Playing around with FFmpeg & Automator
I recently got to play around with FFmpeg and the Mac Automator. It was a fun little project to work on, and I learned some things that I thought I’d share. It was also one of those times where I got to apply my knowledge and Google-foo to a real-world problem, and make life just a little bit easier for myself and those around me, which was very rewarding.
Background
My SO likes to record her remote university lectures. The university does not provide these recordings for some reason, my guess is that it would involve an extra step for the teaching staff which would ultimately only lead to reduced attendance. Or there’s another completely valid reason, I’m not sure. In any case, if the students want recordings, they’ll have to set it up themselves.
The lectures are done over a video conferencing tool that doesn’t provide an easy way to record the stream directly, so the natural quick solution was to just record the entire screen using the Mac Screenshot tool. This worked out just fine for a couple of lectures, but…
The Problem
The screen recordings from Screenshot (or whatever it’s called) are HUGE. These high-resolution, high-framerate screen recordings look beautiful, and they have many use-cases. But showing 4 hours of mostly static PowerPoint slides with a tiny low-res image of a talking head in the corner isn’t one of them.
Needless to say, at 8GB per recorded lecture it didn’t take long until the Macbook Pro ran out of disk space.
MacOS does have a built-in solution for encoding videos. It’s right there in the right-click context menu:
However even when encoding with lower resolution, the files were still way too big, and they kept their high frame rate.
FFmpeg to the rescue
I’m not going to go into the details and history of FFmpeg, partly because I don’t know much about it myself. But in short; it is an open source program that lets us process audio and video. For instance, to turn a video_in
file into video_out
file you might run something like this:
ffmpeg -i video_in video_out
After reading some of the documentation and searching the internet, I found a cuple of command-line options that would turn one of my screen recording files into a much smaller one:
ffmpeg -i Screen\ Recording\ 2020-12-02\ at\ 10.00.00.mov -r 10 -s 1280x720 Screen\ Recording\ 2020-12-02\ at\ 10.00.00.mp4
This turns the original 60fps ~4K video into a ~10fps 720p one (because -r 10 -s 1280x720
). To demonstrate, here is a 10 second video recording of a Wikipedia page (4.1MB):
…and here the same video after encoding (160KB):
That’s a significant difference in size (1/25, or 25 times smaller?), with acceptable quality loss. Nice!
That UX, though…
Okay, so I managed to turn big files into small files. Mission Accomplished, right? Wrong.
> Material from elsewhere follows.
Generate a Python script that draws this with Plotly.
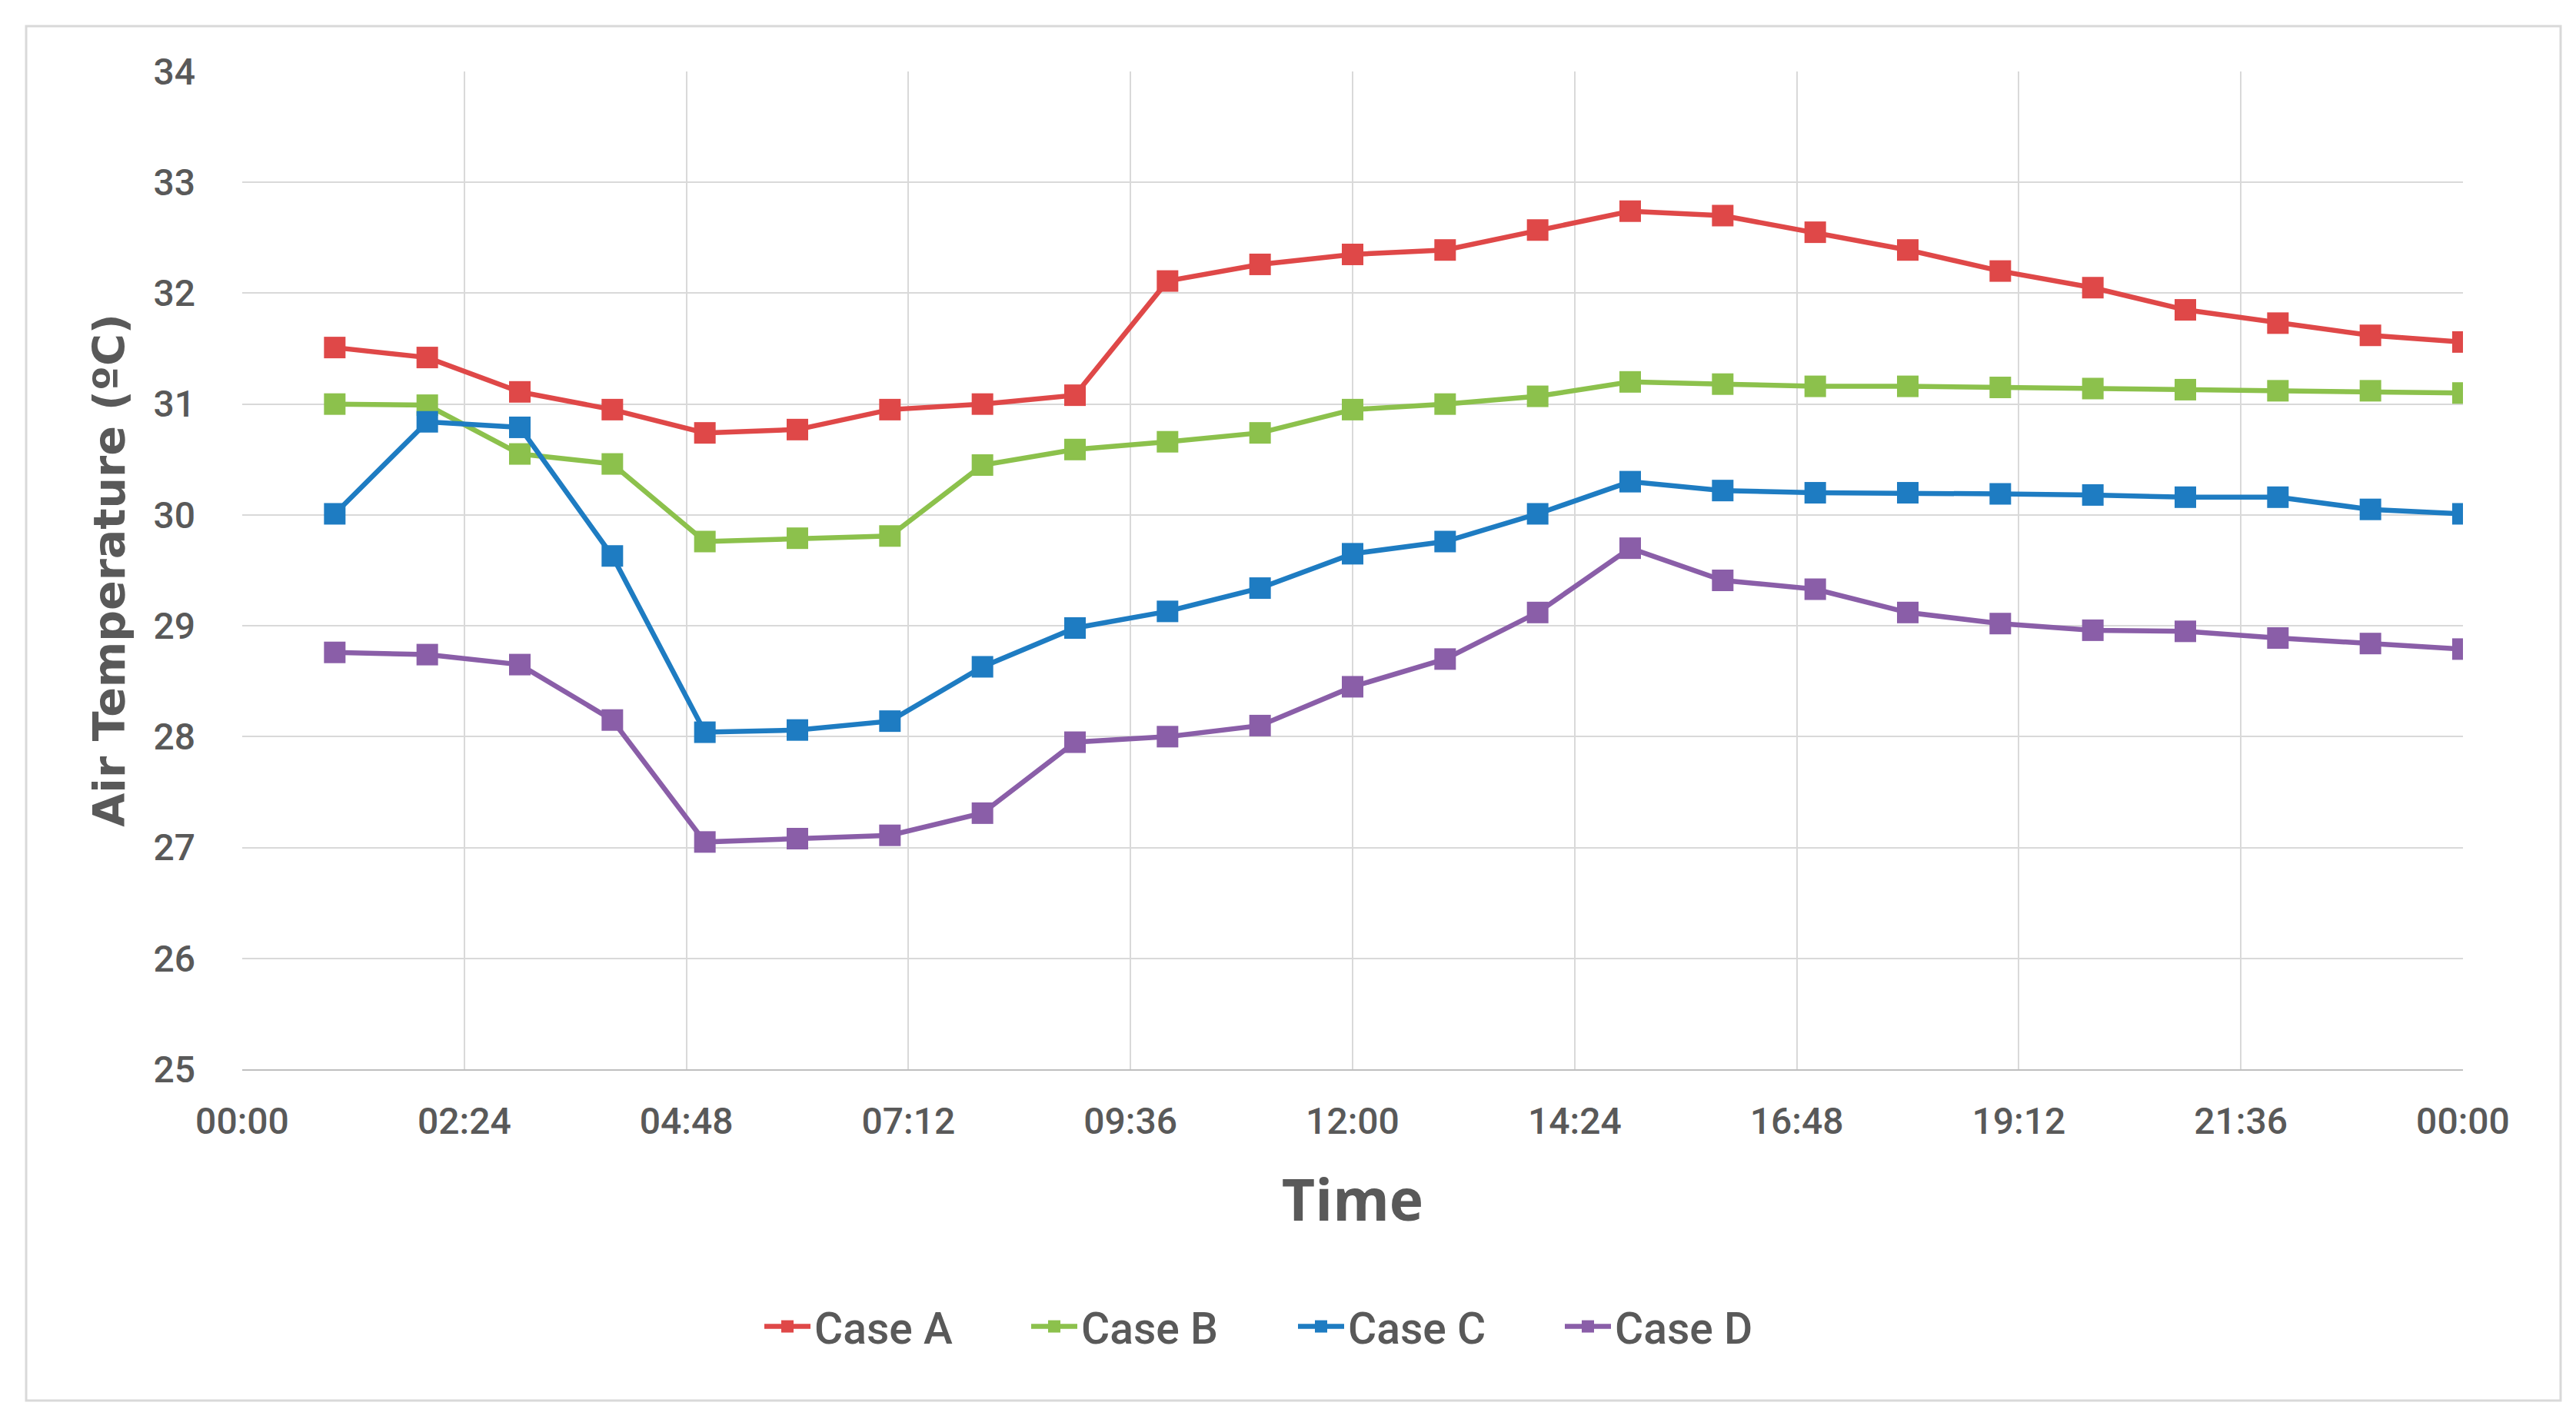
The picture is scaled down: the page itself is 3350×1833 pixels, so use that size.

I’m pretty comfortable with typing commands in a terminal, but doing repetative things like typing the same command with the same options over and over gets old quick. With a user experience this bad, most people would rather just leave the huge files as they were and buy a bigger hard drive.
This called for some automation. I discovered the Automator tool, which looked like it could be useful here. Side note: I also discovered that Automator has been around since 2005 so I’m kind ashamed of not knowing about it before. Anyway, for those that are unaware, the Automator is this graphical programming thingy that lets you add stuff like when X happens, do Y, or when file X is of type Y, add an action to do Z.
There are endless ways I could have done this, but after some fiddling with different kinds of workflows, triggers, actions and shenanigans I ended up with this:
Basically what it does is:
- When the workflow receives .mov files from Finder
- Extract the names of the files, and notify that encoding is starting
- Run ffmpeg with each of the files (same command as above, with some variables for the file names):
for f in "$@" do /usr/local/bin/ffmpeg -i "$f" -r 10 -s 1280x720 "${f%.*}.mp4" done
- Notify that encoding is complete
I added the automation as a Quick Action in Finder and…
The Result
Voilà! Now we can encode multiple files at once with just two clicks. Neat, right?
After making some modifications to the script like removing the original files after encoding is done (&& rm "$f"
), this became a really useful tool. My SO uses it all the time, and I use it occasionally as well. The Macbook no longer runs out of disk space, even after weeks and months of lectures.
All in all it was a fun and successful project, and I was happy to learn a bit more about FFmpeg and discovering Automator.
Oh, and writing about it was kind of fun as well. A second blog post, who would have thought?